Eleventh Circuit Court of Appeals - Published Opinions
Tuesday, April 15, 2014
Osley: Counsel not ineffective in failing to advise of mandatory minimum
In Osley v. U.S., No. 11-14989 (April 11, 2014), the Court affirmed the denial of a motion under 28 U.S.C. § 2255 that alleged that counsel was ineffective in failing to advise the defendant during plea negotiations that his sex trafficking of a minor offense carried a statutory mandatory minimum.
During plea negotiations, Osley was informed that there was no mandatory minimum sentence for his offenses, a statutory maximum of life, and that the prosecution would ask for an 80 months sentence if he pled guilty, which would result in Osley facing as little as 59.5 months with good behavior. In reality, unbeknownst to Osley, because of a recent change in the statute, Osley was subject to 15-year mandatory minimum. Osley declined the plea offer and went to trial. The jury convicted him on all counts. At sentencing, Osley was subject on an advisory Guidelines sentence of 210- 262 months. Based on the nature of the crime and Osley’s lack of remorse, the Court varied upward and imposed a 365 months sentence.
Rejecting Osley’s claim that his defense counsel was ineffective for having failed to inform him of the 15-year statutory minimum, the Court pointed out that Osley turned down a plea offer with a much lesser sentence. The Court said it was hard-pressed to accept the claim that Osley would have accepted a 15-year sentence, even had he known about this statutory minimum.
The Court further noted that Osley could not establish that the district court would have accepted the lesser sentence, noting that the district court would necessarily have vacated a plea agreement that recommended a sentence below a mandatory minimum.

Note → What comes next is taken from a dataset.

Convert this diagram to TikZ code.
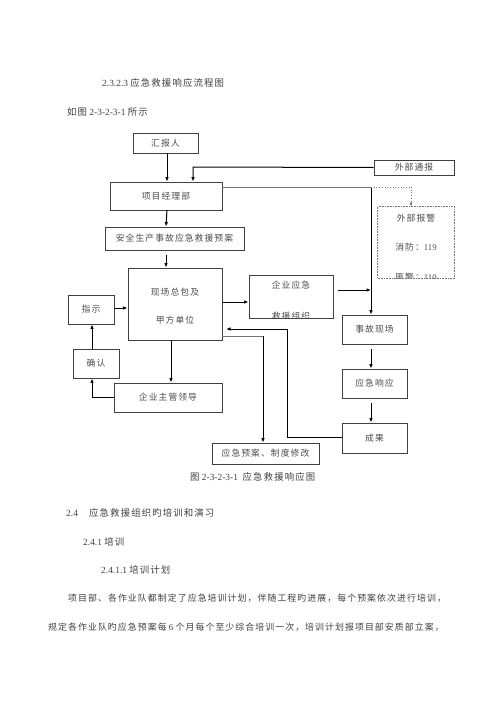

The Court also found that Osley did not establish that his sentence would have been less severe, pointing out that the district court likely would have learned of the egregious circumstances surrounding the crime in the PSI, and therefore imposed as severe a sentence as it did after trial.
The Court also rejected the claim that counsel was ineffective in failing to advise Osley that he was subject to a life term of supervised release, pointing out that Osley still went to trial knowing that he faced a life sentence.
Finally, the Court rejected the claim that counsel was ineffective in failing to object to “double counting” in the imposition of separate enhancements, one based on a Guideline cross-reference, another based on a Guideline specific characteristic, that accounted for the harm Osley caused. The Court found that one enhancement was for “sexual abuse of the victim,” and the other was for the “aggravated nature of that abuse.” In addition, even if double counting occurred, this would not have changed the result because the district court would have imposed the same sentence even without the alleged double counting.